**PROBLEM:** From the entries below, extract every line that includes the word "this".

**EXCERPTED RECORDS:**
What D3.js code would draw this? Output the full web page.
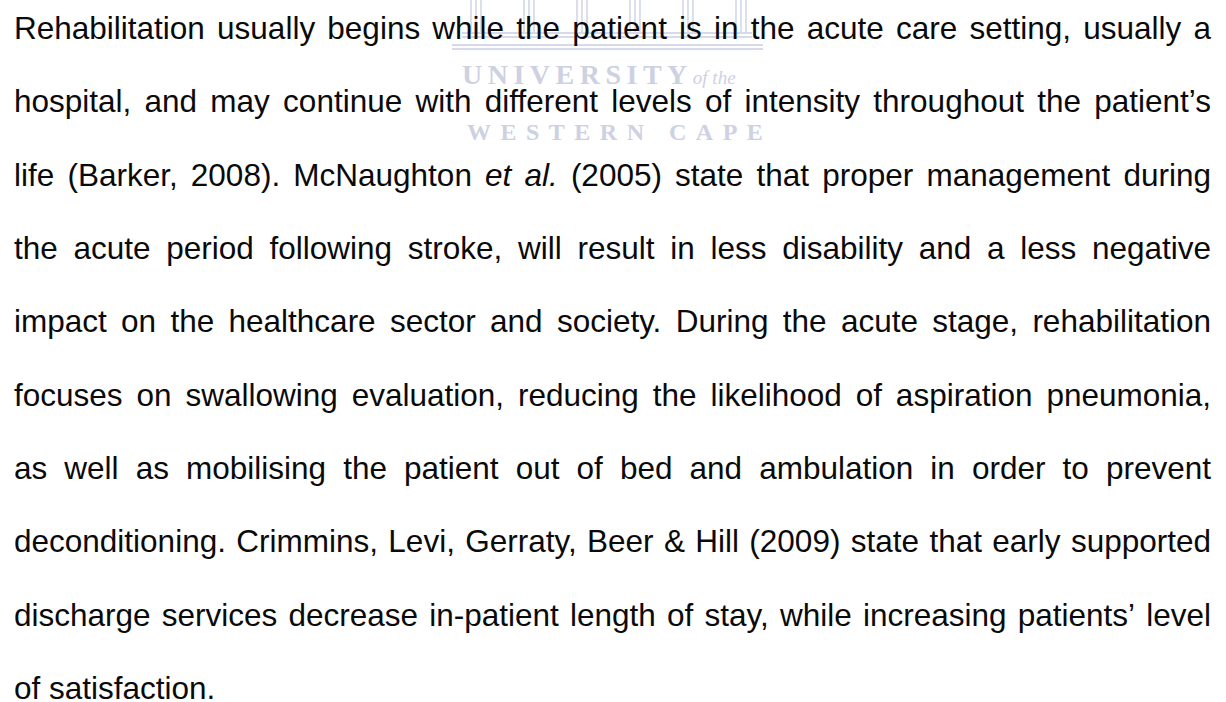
<!DOCTYPE html>
<html>
<head>
<meta charset="utf-8">
<script src="https://cdn.jsdelivr.net/npm/d3@7"></script>
<style>
  html, body { margin: 0; padding: 0; background: #fff; }
  svg { display: block; }
</style>
</head>
<body>
<div id="page"></div>
<script>
// paragraph lines (words wrapped in * are italic)
var lines = [
  "Rehabilitation usually begins while the patient is in the acute care setting, usually a",
  "hospital, and may continue with different levels of intensity throughout the patient\u2019s",
  "life (Barker, 2008). McNaughton *et* *al.* (2005) state that proper management during",
  "the acute period following stroke, will result in less disability and a less negative",
  "impact on the healthcare sector and society. During the acute stage, rehabilitation",
  "focuses on swallowing evaluation, reducing the likelihood of aspiration pneumonia,",
  "as well as mobilising the patient out of bed and ambulation in order to prevent",
  "deconditioning. Crimmins, Levi, Gerraty, Beer & Hill (2009) state that early supported",
  "discharge services decrease in-patient length of stay, while increasing patients\u2019 level",
  "of satisfaction."
];
var watermarkTop = ["UNIVERSITY", "of the"];
var watermarkBottom = "WESTERN CAPE";

var width = 1226, height = 702;
var margin = {left: 14, right: 15};
var fontSize = 31.5;

var svg = d3.select("#page").append("svg")
  .attr("width", width)
  .attr("height", height);

// faded watermark behind the text
var wm = svg.append("g").attr("class", "watermark");
var wmColor = "#cdd1e2";

var pillars = d3.range(6);
var px = d3.scalePoint().domain(pillars).range([476, 741]);
pillars.forEach(function (p) {
  [-5, 0, 5].forEach(function (dx) {
    wm.append("line")
      .attr("x1", px(p) + dx).attr("x2", px(p) + dx)
      .attr("y1", 0).attr("y2", 32)
      .attr("stroke", "#d8dcea").attr("stroke-width", 1.8);
  });
});
[[33, 462, 752], [37, 462, 752], [45, 452, 763], [49, 452, 763]].forEach(function (h) {
  wm.append("line")
    .attr("x1", h[1]).attr("x2", h[2])
    .attr("y1", h[0]).attr("y2", h[0])
    .attr("stroke", "#d6daea").attr("stroke-width", 2);
});

var uni = wm.append("text")
  .attr("x", 462).attr("y", 84)
  .attr("font-family", "Liberation Serif, serif")
  .attr("fill", wmColor);
uni.append("tspan")
  .attr("font-size", 28).attr("font-weight", "bold")
  .attr("letter-spacing", 5.5)
  .text(watermarkTop[0]);
uni.append("tspan")
  .attr("dx", 0)
  .attr("font-size", 19).attr("font-style", "italic")
  .text(watermarkTop[1]);

wm.append("text")
  .attr("x", 467).attr("y", 140)
  .attr("font-family", "Liberation Serif, serif")
  .attr("font-size", 24).attr("font-weight", "bold")
  .attr("letter-spacing", 9.5)
  .attr("fill", wmColor)
  .text(watermarkBottom);

// line positions
var yScale = d3.scaleLinear()
  .domain([0, lines.length - 1])
  .range([39, 699]);

var textW = width - margin.left - margin.right;

var body = svg.append("g")
  .attr("font-family", "Liberation Sans, Arial, Helvetica, sans-serif")
  .attr("font-size", fontSize)
  .attr("fill", "#0a0a0a");

// width of one normal space for the last (unjustified) line
var probe = body.append("text").text("a a");
var probe2 = body.append("text").text("aa");
var spaceW = probe.node().getComputedTextLength() - probe2.node().getComputedTextLength();
probe.remove(); probe2.remove();

lines.forEach(function (line, i) {
  var words = line.split(" ").map(function (w) {
    var it = /^\*.*\*$/.test(w);
    return {t: it ? w.slice(1, -1) : w, italic: it};
  });
  var g = body.append("g").attr("class", "line");
  var nodes = g.selectAll("text")
    .data(words)
    .enter().append("text")
      .attr("y", yScale(i))
      .attr("font-style", function (d) { return d.italic ? "italic" : null; })
      .text(function (d) { return d.t; });
  var widths = [];
  nodes.each(function () { widths.push(this.getComputedTextLength()); });
  var total = d3.sum(widths);
  var last = i === lines.length - 1;
  var gap = last ? spaceW : (textW - total) / (words.length - 1);
  var x = margin.left;
  nodes.attr("x", function (d, j) {
    var cur = x;
    x += widths[j] + gap;
    return cur;
  });
});
</script>
</body>
</html>
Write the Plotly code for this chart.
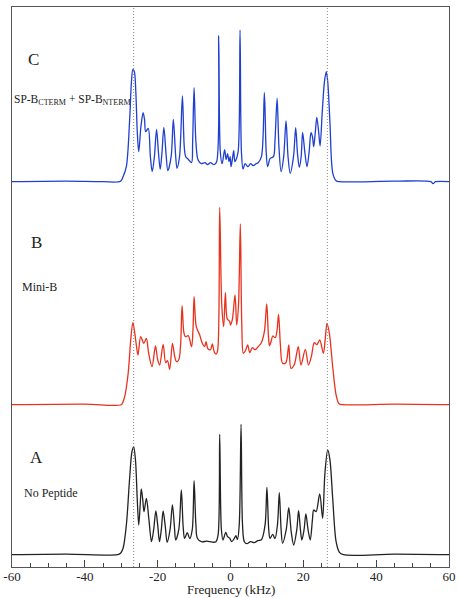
import plotly.graph_objects as go

# ---- data (frequency in kHz, intensity above baseline) ----
C_freq = [-60, -45, -35, -30.2, -29.5, -28.6, -27.7, -27.2, -26.8, -26.4, -26.0, -25.6, -25.2, -24.6, -24.0,
          -23.6, -23.3, -22.6, -22.0, -21.5, -20.9, -20.3, -19.8, -19.3, -18.8, -18.3, -17.7, -17.2, -16.3,
          -15.7, -15.1, -14.7, -14.0, -13.2, -12.7, -12.3, -11.5, -10.7, -10.4, -10.0, -9.5, -8.9, -8.0, -7.0,
          -6.3, -5.5, -4.5, -3.8, -3.24, -2.8, -2.3, -1.6, -1.2, -0.8, -0.4, -0.1, 0.14, 0.5, 0.88, 1.2, 1.5,
          2.1, 2.62, 3.0, 3.44, 4.0, 4.8, 5.5, 6.3, 7.0, 7.6, 8.5, 9.3, 9.8, 10.2, 10.9, 11.8, 12.2, 12.8,
          13.3, 13.9, 14.6, 15.25, 15.8, 16.4, 17.3, 17.9, 18.4, 18.9, 19.4, 19.8, 20.4, 21.0, 21.6, 22.1,
          22.5, 22.85, 23.3, 23.7, 24.2, 24.6, 25.2, 25.8, 26.3, 26.7, 27.3, 28.1, 29.0, 30, 45, 55.0, 55.6,
          56.3, 60]
C_int = [0, 0.5, 0, 0.5, 5, 15, 61.7, 100, 112.4, 110, 90, 50, 30, 55, 69,
         62, 50, 53.4, 25, 10, 25, 52.4, 30, 12.4, 30, 54.4, 28, 11, 25,
         62.4, 28, 13.4, 25, 85.7, 35, 25, 22, 19, 40, 94, 40, 21.7, 18, 19,
         17, 19, 17, 20, 146, 30, 18, 32, 22, 28, 20, 25, 15, 22, 31, 20, 21.7,
         30, 151.7, 30, 12.7, 18, 15, 18, 16, 18, 19, 25, 89, 30, 15, 23.4, 25, 40, 83.4,
         35, 10, 25, 60.7, 25, 8.4, 25, 54, 28, 14.4, 25, 49.4, 30, 15, 30, 49,
         45, 35, 50, 64.4, 50, 35.7, 70, 100, 110, 100, 60, 8.4, 1, 0, 0.5, 0, -2,
         0, 0]

B_freq = [-60, -40, -30, -29.5, -29.05, -28.1, -27.4, -26.8, -26.3, -25.8, -25.4, -24.65, -23.8, -23.1,
          -22.5, -21.55, -20.6, -20.0, -19.45, -18.5, -17.8, -17.3, -16.7, -15.95, -15.3, -14.85, -14.2,
          -13.7, -13.3, -12.8, -12.4, -11.6, -10.7, -10.3, -10.0, -9.4, -8.45, -7.8, -7.1, -6.7, -6.2, -5.5,
          -5.0, -4.4, -3.9, -3.5, -2.97, -2.4, -1.87, -1.4, -0.9, -0.2, 0.0, 0.5, 1.24, 1.7, 2.2, 2.7, 3.1,
          3.53, 4.1, 4.7, 5.3, 6.0, 6.8, 7.6, 8.4, 9.3, 9.95, 10.4, 10.7, 11.2, 11.6, 12.3, 12.8, 13.2, 13.7,
          14.3, 15.2, 16.0, 16.6, 17.5, 18.6, 19.35, 20.55, 21.4, 22.2, 23.0, 23.7, 24.5, 25.5, 26.0, 26.5,
          27.15, 28.06, 29.0, 29.8, 31, 45, 60]
B_int = [0, 0.5, 0, 3, 8, 31.4, 64.7, 82.4, 72, 58, 49.7, 68, 61.4, 66.4,
         52, 38, 58.7, 45, 39.7, 60.4, 42, 44, 35.4, 61.4, 48, 43, 45,
         60, 99, 72, 68, 69, 58, 75, 108, 78, 69.7, 62, 58, 63, 56, 55,
         60.7, 52, 50.7, 55, 197.4, 100, 78, 112, 86, 83, 79.7, 85, 109.7, 79.7, 100, 180.7, 80,
         51.4, 54, 59.7, 52, 57, 55, 58, 61.4, 73, 100.7, 70, 59, 64, 68.7, 67, 75, 90.4, 60,
         41.4, 42, 59.7, 36.4, 40, 58, 39.7, 55.4, 39.7, 48, 62, 60, 64.7, 51.4, 65, 81.4,
         71.4, 38, 9.7, 1, 0, 0.5, 0]

A_freq = [-60, -45, -31, -30.2, -29.5, -28.6, -27.7, -27.1, -26.6, -26.1, -25.6, -25.2, -24.8, -24.5,
          -24.1, -23.75, -23.1, -22.4, -21.7, -21.1, -20.5, -20.0, -19.5, -19.0, -18.5, -17.9, -17.4, -16.6,
          -15.95, -15.4, -15.05, -14.2, -13.5, -13.0, -12.6, -11.85, -11.2, -10.5, -10.0, -9.5, -9.1, -8.0,
          -6.5, -5.0, -4.0, -3.4, -2.97, -2.5, -2.05, -1.3, -0.8, -0.2, 0.33, 1.0, 1.5, 1.9, 2.4, 2.9, 3.3,
          3.8, 4.5, 5.5, 6.5, 7.5, 8.5, 9.5, 10.0, 10.5, 10.85, 11.6, 12.2, 12.9, 13.4, 13.9, 14.3, 15.3,
          16.0, 16.7, 17.35, 18.2, 18.7, 19.2, 19.6, 20.2, 20.7, 21.3, 21.9, 22.5, 22.85, 23.5, 24.5, 25.3,
          25.9, 26.7, 27.3, 28.06, 29.0, 29.9, 31, 45, 60]
A_int = [0, 0.5, 0, 1.5, 6.4, 29.7, 76.4, 102, 108, 95, 55, 29.7, 50, 65.7,
         55, 43, 56.4, 35, 13, 25, 43.7, 30, 13, 25, 43.7, 28, 12.4, 25,
         49.7, 28, 14.7, 25, 64.7, 28, 16.4, 22, 16, 25, 74, 30, 16.4, 13,
         13.5, 12.5, 13, 20, 120.4, 25, 14.7, 22.4, 18, 16.4, 13, 16, 19, 15, 30, 130.4, 30,
         13, 11, 13, 12, 14, 15, 30, 67.4, 25, 16.4, 20.4, 16, 30, 62, 25, 11.4, 25,
         47, 22, 9.7, 25, 44, 25, 14.7, 25, 40.7, 25, 14.7, 35, 44.7, 43, 60.7, 36.4,
         80, 104.7, 95, 56.4, 13, 2.4, 0, 0.5, 0]

labels = ["C", "B", "A"]
names = ["SP-B<sub>CTERM</sub> + SP-B<sub>NTERM</sub>", "Mini-B", "No Peptide"]
marker_freqs = [-26.6, 26.6]
tick_vals = [-60, -40, -20, 0, 20, 40, 60]
tick_text = ["-60", "-40", "-20", "0", "20", "40", "60"]
x_title = "Frequency (kHz)"

# ---- styling / layout ----
offsets = [385.3, 162.3, 12.3]
colors = ["#1f3fd0", "#e8321e", "#222222"]
SERIF = "Liberation Serif, Times New Roman, serif"
PLOT_L, PLOT_W = 12, 437

fig = go.Figure()
for fx, iy, off, col in [(C_freq, C_int, offsets[0], colors[0]),
                         (B_freq, B_int, offsets[1], colors[1]),
                         (A_freq, A_int, offsets[2], colors[2])]:
    fig.add_trace(go.Scatter(x=fx, y=[v + off for v in iy], mode="lines",
                             line=dict(color=col, width=1.3, shape="spline", smoothing=0.9),
                             showlegend=False, hoverinfo="skip"))

for f in marker_freqs:
    fig.add_shape(type="line", xref="x", yref="paper", x0=f, x1=f, y0=0, y1=1,
                  line=dict(color="#888888", width=1, dash="1px,2px"))

ann = [
    dict(text=labels[0], x=33, y=567 - 59, size=17, anchor="center"),
    dict(text=names[0], x=13, y=567 - 100, size=11.5, anchor="left"),
    dict(text=labels[1], x=36, y=567 - 242, size=17, anchor="center"),
    dict(text=names[1], x=21, y=567 - 287, size=12, anchor="left"),
    dict(text=labels[2], x=36, y=567 - 457, size=17, anchor="center"),
    dict(text=names[2], x=23, y=567 - 493, size=12, anchor="left"),
]
for a in ann:
    fig.add_annotation(text=a["text"], xref="paper", yref="y",
                       x=(a["x"] - PLOT_L) / PLOT_W, y=a["y"], xanchor=a["anchor"], yanchor="middle",
                       showarrow=False, borderpad=0,
                       font=dict(family=SERIF, size=a["size"], color="#222222"))

fig.add_annotation(text=x_title, xref="paper", yref="paper", x=0.5, y=-(598 - 567) / 560,
                   xanchor="center", yanchor="bottom", showarrow=False, borderpad=0,
                   font=dict(family=SERIF, size=13, color="#222222"))

fig.update_layout(
    width=458, height=598,
    margin=dict(l=PLOT_L, r=458 - PLOT_L - PLOT_W, t=7, b=31, autoexpand=False),
    paper_bgcolor="white", plot_bgcolor="white",
    xaxis=dict(range=[-60, 60], tickvals=tick_vals, ticktext=tick_text, ticks="inside", ticklen=7,
               tickwidth=1, tickcolor="#444444", showline=True, linecolor="#555555", linewidth=1,
               mirror=True, showgrid=False, zeroline=False, automargin=False, ticklabelstandoff=-3,
               minor=dict(ticks="inside", dtick=5, ticklen=4, tickcolor="#444444", showgrid=False),
               tickfont=dict(family=SERIF, size=13, color="#222222")),
    yaxis=dict(range=[0, 560], showticklabels=False, ticks="", showline=True, linecolor="#555555",
               linewidth=1, mirror=True, showgrid=False, zeroline=False, automargin=False),
)

fig.write_html("out.html")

**OUTPUT OF THE EXERCISE:**
What D3.js code would draw this? Output the full web page.
  nodes.each(function () { widths.push(this.getComputedTextLength()); });
Write the Plotly code for this chart.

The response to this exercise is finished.